“Beauty isn’t everything, it’s the only thing.” So ran the tagline of The Neon Demon, directed by Nicolas Winding Refn, but the concept could equally well apply to timing, as discussed when Refn interviewed legendary director William Friedkin at his Los Angeles home in February 2015 about his 1977 film Sorcerer.

Now released on Blu-ray for the first time by Entertainment One and with the revealing conversation between the two filmmakers included in its entirety, Sorcerer is a film which has waited forty years to be reappraised, the critical mauling it received upon its original release having been a shock to Friedkin: “I felt I had made the best of all my films.”

Based upon Georges Arnaud’s 1950 novel Le Salaire de la peur, filmed in 1953 by Henri-Georges Clouzot as The Wages of Fear and celebrated with awards at both the Berlin and Cannes Film Festivals, while Friedkin was inspired by that adaptation he is insistent this is not a remake, screenwriter Walon Green taking the threads of that basic outline and weaving them into a new cloth.

Following the huge global success of The French Connection in 1971 and The Exorcist in 1973, Friedkin wanted his next project to be neither a cop thriller nor have any aspects of the supernatural despite the title which was inspired by the Miles Davis album, but regardless the fractured opening scenes bear all the hallmarks of Friedkin, snapshots of disparate characters with little dialogue and less introduction or context as their lives come crashing down.

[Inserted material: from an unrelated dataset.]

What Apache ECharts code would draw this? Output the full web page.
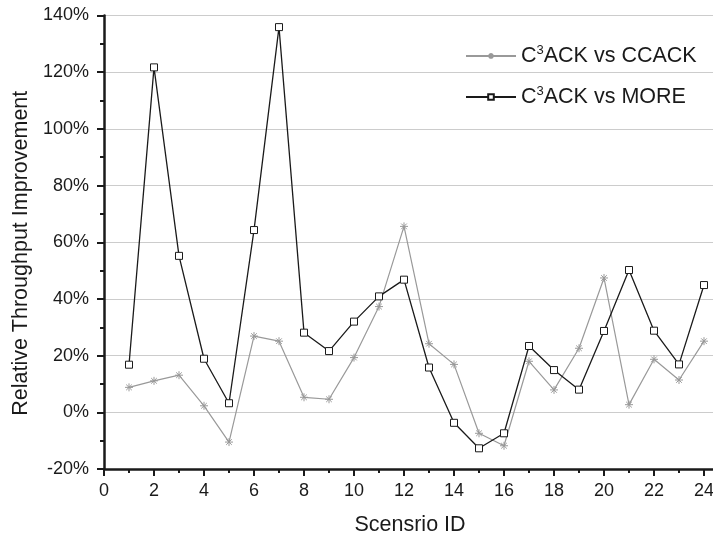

In Veracruz, Mexico, there is Nilo (Francisco Rabal), the hitman who has completed his assignment; in Jerusalem, Israel, there is the terrorist Kassem (Amidou) who escapes when the others in his cell are captured or killed; in Paris, France there is Victor Manzon (Bruno Cremer) whose business indiscretions see him abandoning his wife and country; in New Jersey, USA, there is getaway driver Jackie Scanlon (Roy Scheider) on the run from the mob following the disastrous aftermath of a heist.

To Latin America the fickle winds of fate blow all four, the pueblo of Porvnir where poverty is endemic, where they find themselves without power or protection under the boot of a corrupt regime, the local population accustomed to the indifference or hostility of those in authority.

Yet for four men sufficiently desperate there is a way out when the American company which runs the oil well offers the temptation of danger money for anyone willing to transport sweating dynamite in two rickety old trucks across two hundred miles of jungle so tortuous it is practically hostile.

From the raised voices which echo in the elegant Parisian salons of commerce to the New Jersey church with the bride with black eye, from the ancient holy city of Jerusalem and its history of violence to the stunning wilderness of the Dominican Republic and the almost otherworldly scenery of New Mexico, Sorcerer is at many times a beautiful film but it is never a pretty one.

Released two years after Jaws, ostensible star Scheider was joined by an international and multi-lingual cast in another battle against the embodied forces of nature, Friedkin explaining the meaning of the title in the context of the film. “I thought the evil wizard was fate that controlled the lives of all these people… their lives were out of control.”

Technically it remains astonishing, every moment created with such conviction and realism that the viewer must continually remind themselves that this is a film, that – somehow – all these moments were conceived and designed to give the illusion that these men are in peril without actually placing them quite so close to imminent death as they constantly appear to be.

Man against nature, against machine, against each other, against the broken societies in which they find themselves having fled from their former lives, people trying to get what the other has for themselves and instead reaping only bitter consequences, Sorcerer reflects the angry days in which it was made but it is easy to see how released a month after Star Wars it did not connect with an audience.

An allegory reflecting the need for cooperation if anyone is to survive in an era of global turmoil, a tale of ruin and penance without the promise of a positive outcome with characters who are less concerned about being likeable than with concealing their identities, any positive whispers were drowned out by the roar of enthusiasm which greeted the only film anyone wanted to talk about that summer.

A far cry from the exuberant optimism of a galaxy far, far away even despite the atmospheric and ethereal score provided by Tangerine Dream – the first of almost thirty they have since composed – Friedkin’s presentation of his characters may be more cynical but it is a more honest view of humanity. “There are no heroes. Every one of us is flawed.”

Refreshingly un-Hollywood in his refusal to sugarcoat his responses and frequently rolling his eyes at his interviewer and would-be-peer such as when Refn suggests his own Only God Forgives is a masterpiece, Friedkin remains a supreme realist in his advice: “Do not do a film you don’t believe in. Don’t make any film for the money… unless you’re desperate.”